REVIEW extract from Singapore Biennale official site
... the live sound performance by Carsten Nicolai, Nibo and Kangding ray was an aural experience that will be remembered as intensely visceral and challenging. All three musicians hail from the respected German electronic label raster-noton, and their performances were accompanied by synchronised live visuals, yielding a sublime synaesthetic experience... Pummeling the audience with high volume and extreme frequencies, it was literally a moving experience as the sound artists sent heavy vibrations coursing through the seats in the National Museum's Gallery Theatre. As Singapore Biennale Artistic Director Fumio Nanjo said with a smile, "It's a pretty good massage."


REVIEW ON THE WIRE by David Grubbs:
... There is a tentative, insidious, melancholy warmth about Automne Fold, more typical of, say, Rune Grammofon. The Noton-like arhythmic beats and glitches underlying these songs ensure that nothing can be taken for granted about them, and it's that tension which is vital to the album, be it on the slow, melting title track, culminating in a shower of granules, the catacomb chorus of sampled vocals chanting throughout "The Distance", the crumbling, collapsing new beats of "Quarante", or the interference-ridden synthscpe of "Altiz".


REVIEW ON mnmlssg . mnmlssg.blogspot.com:
.. It's bleak, it's dark, but it's also fragile and warm and expresses a lot of vulnerability. (...) he deploys crisp digital beats, higher-end frequencies and rhythmic bursts of hiss and static to create an album that feels very clean and pristine, yet also very warm and organic. It’s this contrast that makes ‘Autumne Fold’ such a fascinating album, and the way in which Letellier so perfectly marries these seemingly opposing sounds is amazing.(...) With ‘Automne Fold’ Letellier has crafted an album that is both extremely interesting and extremely accessible.
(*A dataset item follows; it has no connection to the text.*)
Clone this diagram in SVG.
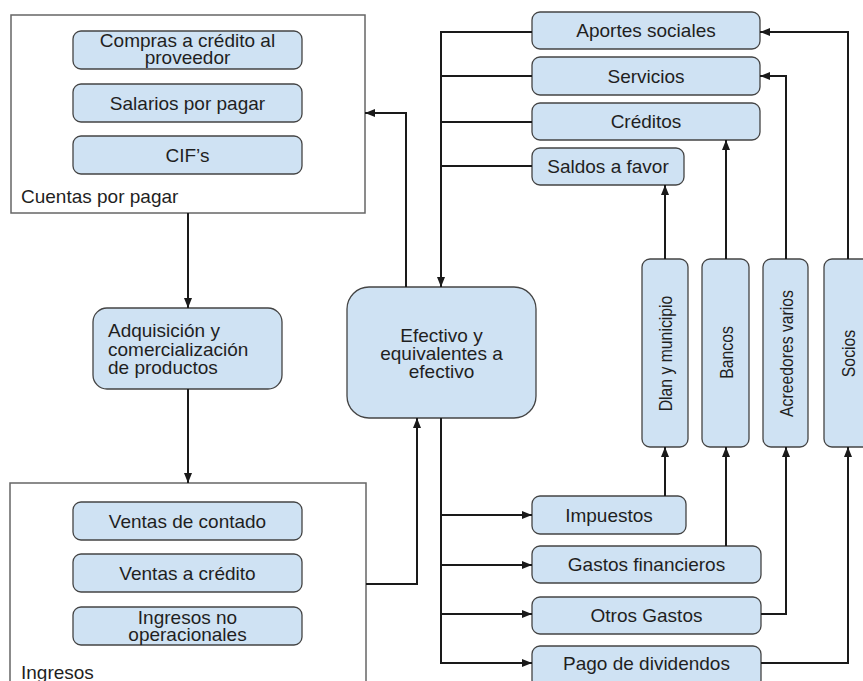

Amazing stuff, and another feather in the cap for raster-noton.


REVIEW ON KULTUREFLASH by Robin Rimbaud
“... Sometimes records creep up on you when you least expect it. Released back in July, Stabil is arguably the most conventional release on Germany's Raster-Noton label, home of binary and polarised music from Carsten Nicolai among others, but succeeds in exchanging brutal electrostatic click and pulse rhythms for a more textural, harmonically led structure. Born in France but based in Berlin, Kangding Ray (aka David Letellier) offers a fresh voice to possibilities interfacing acoustic instruments and electronics. Piano lines softly land on the surface, as simple melodies envelop each track and cloudbursts of intersecting microscopic frequencies surround one another. Deceptively seductive it's come to soundtrack the last days of summer, so under doctor's orders to share our enthusiasm we suggest you embrace this elegant release before the days draw to a close.”